The Self to which I refer, therefore, is a work to be accomplished through grace, and its endpoint is imaged for us in the resurrection body of Christ. It is in this sense that I understand Paul when he says "not me but Christ in me," i.e., "not-me" = Randian fallen self; Christ-in-me" = the growing seedling presence of the resurrection body, a presence some awaken to with more consciousness than others, but which I believe is active in everyone insofar as he is capable of responding freely to grace, which is ubiquitous and available superabundantly to all who avail themselves of it.

I would also point to the significance of the traditional Catholic understanding of the Eucharist as "real presence" in this light, because it is literally the food that builds the resurrection body in us. It is in that sense the food that nourishes the "I Am" in us which is the created image and likeness of the uncreated "I Am" that Moses encountered on Sinai.

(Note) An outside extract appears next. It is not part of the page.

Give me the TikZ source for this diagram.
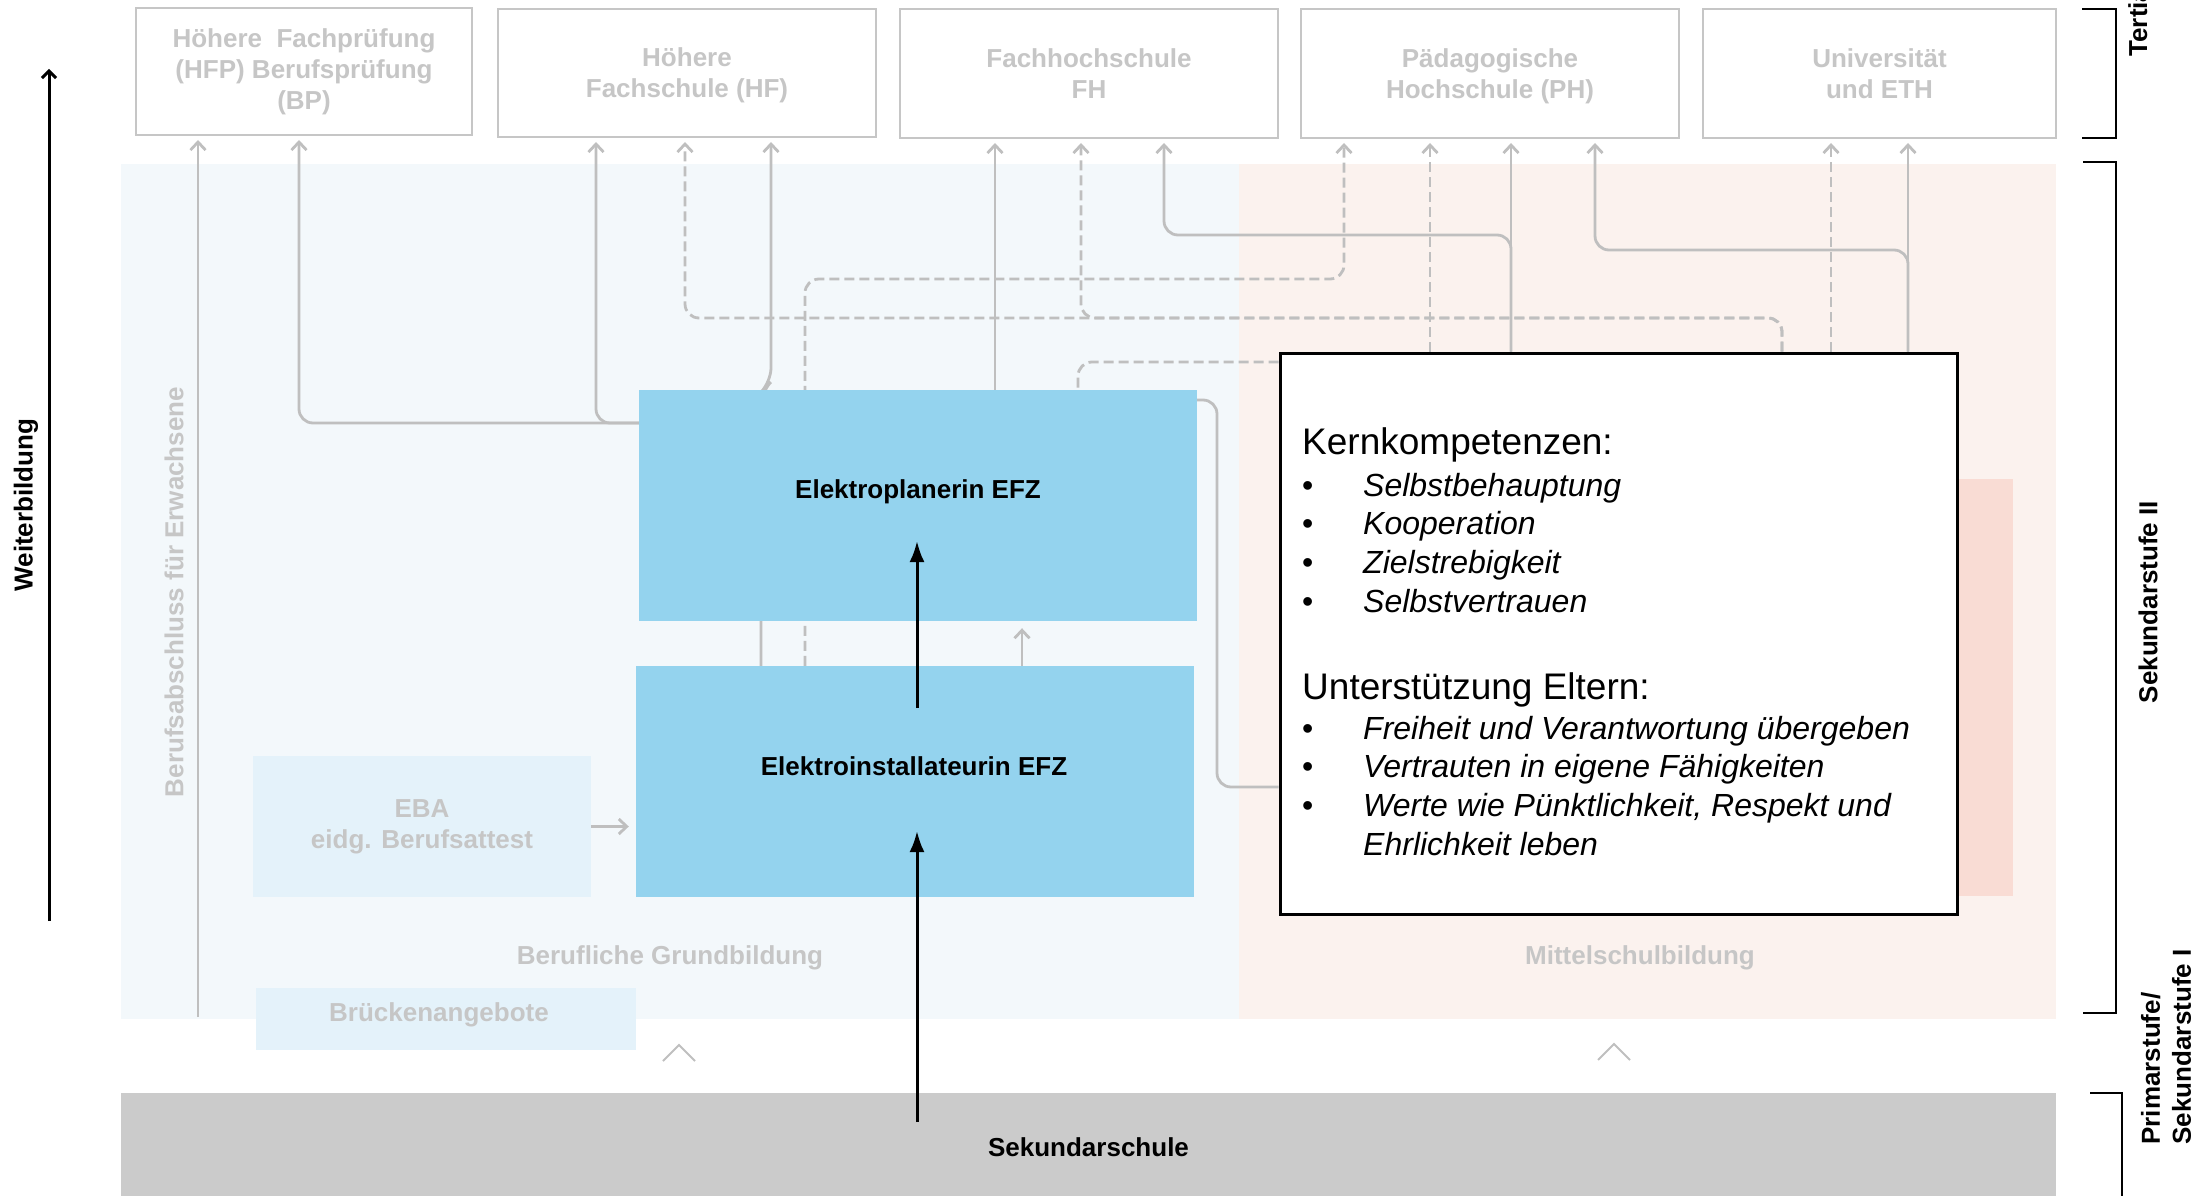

So my idea of the self could not in this respect be more different from Ayn Rand's, whose idea of self is a celebration of the self in its fallen predatory state that we call egoism or self-ishness. The Self to which I refer only lives to the extent that the Randian Self dies. Again the Mass is the celebration of that transfer; it reenacts the moment on Calvary when the Christ in dying lives into our death, so that we in turn have the possibility to die into his life--the only way I know of to grow a Self worth caring about, one that is truly capable of love and truly capable of being free and impervious to manipulation by the usual suspects.

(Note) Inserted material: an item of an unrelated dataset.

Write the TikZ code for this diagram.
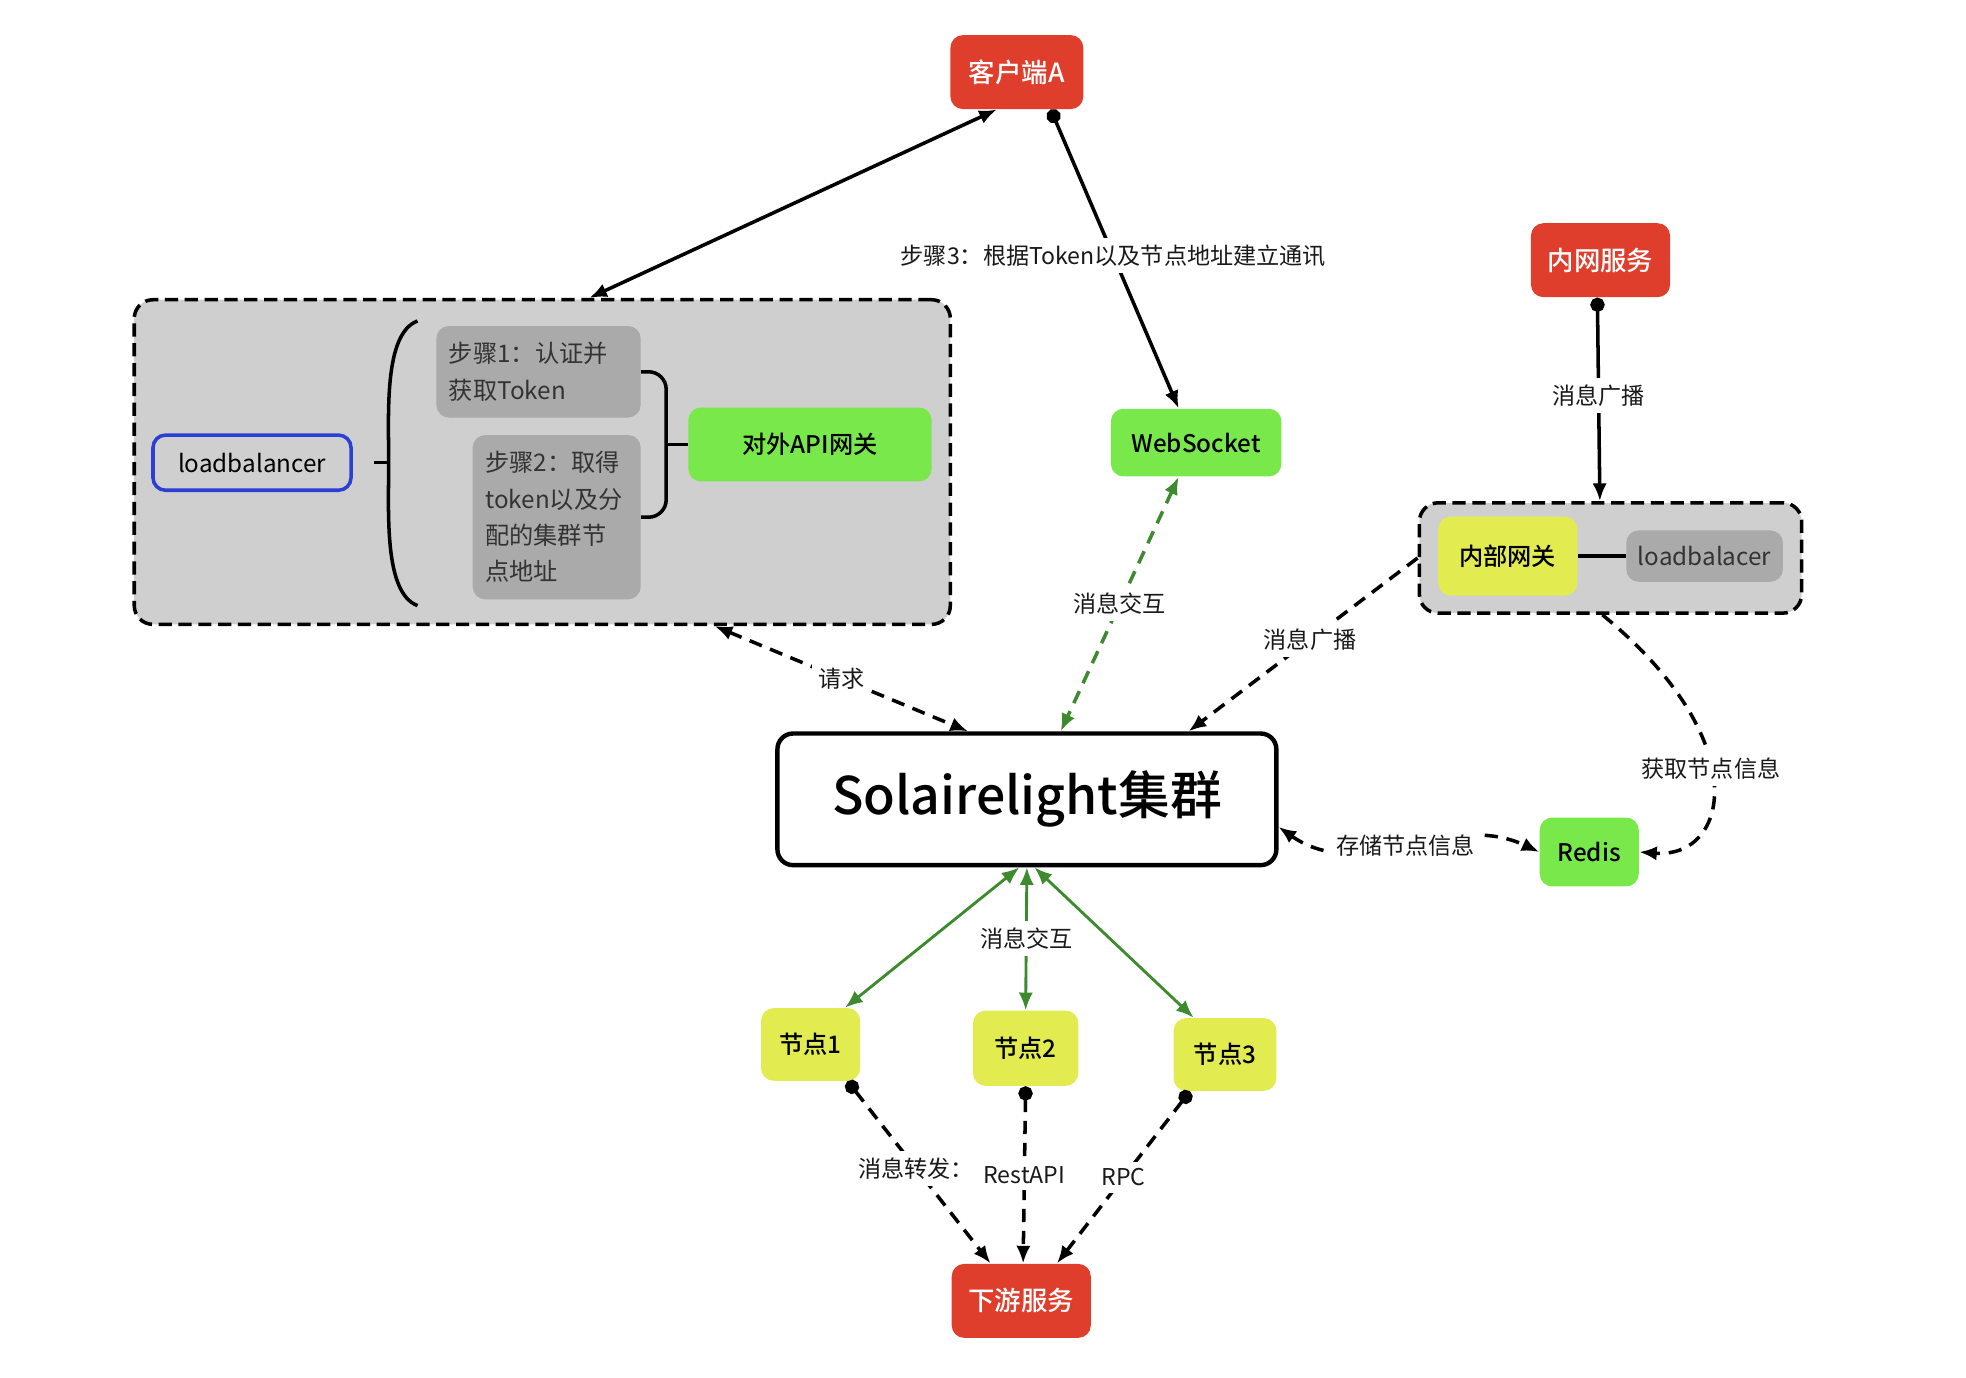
\documentclass[tikz,border=0pt]{standalone}
\usepackage{fontspec}
\setmainfont{Noto Sans CJK SC}[BoldFont={Noto Sans CJK SC Medium}]
\usetikzlibrary{arrows.meta,calc}
\definecolor{boxred}{HTML}{E03E2D}
\definecolor{boxgreen}{HTML}{78E84B}
\definecolor{boxyellow}{HTML}{E2EC50}
\definecolor{groupgray}{HTML}{CFCFCF}
\definecolor{stepgray}{HTML}{AAAAAA}
\definecolor{linkgreen}{HTML}{3D8B2E}
\definecolor{lbblue}{HTML}{2B3FD3}

\begin{document}
\begin{tikzpicture}[x=0.02cm,y=-0.02cm,>={Latex[length=8pt,width=6.5pt]}]
\tikzstyle{every node}+=[inner sep=0pt]
\tikzstyle{redbox}=[rectangle,rounded corners=0.2cm,fill=boxred,text=white,font=\fontsize{12}{14}\selectfont\bfseries]
\tikzstyle{greenbox}=[rectangle,rounded corners=0.2cm,fill=boxgreen,font=\fontsize{11}{13}\selectfont\bfseries]
\tikzstyle{yellowbox}=[rectangle,rounded corners=0.2cm,fill=boxyellow,font=\fontsize{11}{13}\selectfont\bfseries]
\tikzstyle{stepbox}=[rectangle,rounded corners=0.2cm,fill=stepgray,text=black!80,align=left,inner xsep=0.2cm,font=\fontsize{11}{16.5}\selectfont]
\tikzstyle{group}=[rectangle,rounded corners=0.3cm,fill=groupgray,draw=black,line width=1.6pt,dash pattern=on 6pt off 3pt]
\tikzstyle{lbl}=[fill=white,inner sep=3pt,text=black!90,font=\fontsize{10.5}{12}\selectfont]
\tikzstyle{link}=[line width=1.6pt]
\tikzstyle{dashlink}=[link,dash pattern=on 6pt off 4pt]
\useasboundingbox (0,0) rectangle (1568,1099);

\node[redbox,minimum width=2.12cm,minimum height=1.18cm] (client) at (811,57.5) {客户端A};
\node[redbox,minimum width=2.22cm,minimum height=1.18cm] (intranet) at (1276.5,207.5) {内网服务};
\node[redbox,minimum width=2.22cm,minimum height=1.18cm] (downstream) at (814.5,1037.5) {下游服务};

\node[group,minimum width=13.02cm,minimum height=5.18cm] (apigroup) at (432.5,368.5) {};
\node[draw=lbblue,line width=1.6pt,rounded corners=0.2cm,minimum width=3.16cm,minimum height=0.88cm,font=\fontsize{11}{13}\selectfont] (lb) at (201,369) {loadbalancer};
\node[stepbox,text width=2.86cm,minimum height=1.46cm] (step1) at (429.5,296.5) {步骤1：认证并\\获取Token};
\node[stepbox,text width=2.28cm,minimum height=2.62cm] (step2) at (444,412.5) {步骤2：取得\\token以及分\\配的集群节\\点地址};
\node[greenbox,minimum width=3.88cm,minimum height=1.18cm] (apigw) at (646,354.5) {对外API网关};
\node[greenbox,minimum width=2.72cm,minimum height=1.08cm] (websocket) at (954,353) {WebSocket};

\node[group,minimum width=6.1cm,minimum height=1.76cm] (innergroup) at (1284.5,445) {};
\node[yellowbox,minimum width=2.22cm,minimum height=1.26cm] (innergw) at (1202.5,443.5) {内部网关};
\node[rectangle,rounded corners=0.2cm,fill=stepgray,text=black!80,minimum width=2.5cm,minimum height=0.82cm,font=\fontsize{11}{13}\selectfont] (lb2) at (1359.5,443.5) {loadbalacer};

\node[draw=black,line width=2pt,rounded corners=0.25cm,fill=white,minimum width=7.96cm,minimum height=2.1cm,font=\fontsize{23.5}{26}\selectfont\bfseries] (cluster) at (819,637.5) {Solairelight集群};
\node[greenbox,minimum width=1.58cm,minimum height=1.1cm] (redis) at (1267.5,679.5) {Redis};
\node[yellowbox,minimum width=1.58cm,minimum height=1.16cm] (n1) at (646.5,833) {节点1};
\node[yellowbox,minimum width=1.68cm,minimum height=1.2cm] (n2) at (818,836) {节点2};
\node[yellowbox,minimum width=1.64cm,minimum height=1.16cm] (n3) at (977,841) {节点3};

\draw[link] ($(lb.east)+(17,0)$) -- ++(13,0);
\draw[link] (333,256) .. controls (306,266) and (310,330) .. (310,369) .. controls (310,408) and (306,473) .. (333,483);
\draw[link,rounded corners=8pt] (step1.east) -- ++(20,0) |- (step2.east);
\draw[link] (apigw.west) -- ++(-18,0);
\draw[link] (innergw.east) -- (lb2.west);

\draw[link,<->] ($(apigroup.north)+(37.5,0)$) -- ($(client.south)+(-16,0)$);
\draw[link,{Circle[length=6.5pt]}->] ($(client.south)+(27,0)$) -- node[lbl,pos=0.49] (step3) {步骤3：根据Token以及节点地址建立通讯} ($(websocket.north)+(-14,0)$);
\draw[link,{Circle[length=6.5pt]}->] ($(intranet.south)+(-2.5,0)$) -- node[lbl,pos=0.48] (bcast1) {消息广播} ($(innergroup.north)+(-8.5,0)$);
\draw[dashlink,->] (innergroup.west) -- node[lbl,pos=0.47] (bcast2) {消息广播} ($(cluster.north)+(129,0)$);
\draw[dashlink,->] ($(innergroup.south)+(-6.5,0)$) .. controls (1400,590) and (1380,685) .. node[lbl,pos=0.45] (getinfo) {获取节点信息} (redis.east);
\draw[dashlink,<->] ($(cluster.east)+(0,22)$) to[out=-35,in=155] node[lbl,pos=0.5] (store) {存储节点信息} (redis.west);
\draw[dashlink,<->] ($(apigroup.south)+(137.5,0)$) -- node[lbl,pos=0.5] (req) {请求} ($(cluster.north)+(-47,0)$);
\draw[dashlink,linkgreen,<->] ($(websocket.south)+(-14,0)$) -- node[lbl,pos=0.5] (msg1) {消息交互} ($(cluster.north)+(27,0)$);

\draw[link,line width=1.3pt,linkgreen,<->] ($(cluster.south)+(-6,0)$) -- ($(n1.north)+(27.5,0)$);
\draw[link,line width=1.3pt,linkgreen,<->] (cluster.south) -- node[lbl] (msg2) {消息交互} (n2.north);
\draw[link,line width=1.3pt,linkgreen,<->] ($(cluster.south)+(6,0)$) -- ($(n3.north)+(-25,0)$);

\draw[dashlink,{Circle[length=6.5pt]}->] ($(n1.south)+(29.5,0)$) -- node[lbl,pos=0.48] (fwd) {消息转发：} ($(downstream.north)+(-24.5,0)$);
\draw[dashlink,{Circle[length=6.5pt]}->] (n2.south) -- node[lbl] (rest) {RestAPI} ($(downstream.north)+(1.5,0)$);
\draw[dashlink,{Circle[length=6.5pt]}->] ($(n3.south)+(-28,0)$) -- node[lbl] (rpc) {RPC} ($(downstream.north)+(28.5,0)$);
\end{tikzpicture}
\end{document}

Thanks for asking the question. I'll probably rework this comment in a fuller response on the main blog. While I don't feel that I am pulling any punches about where I'm coming from on the main blog, I'm also aware that I have a wide range of readers, and I'm trying to find an idiom that invites people to think about issues in a way they may not have considered before. So I try to restrict the use of technical theological language which is usually freighted with a lot of baggage I don't really want to carry. Nor do I like to overdo the bible citation bit, which I have always found tedious and off-putting, but there is all of that behind everything I write.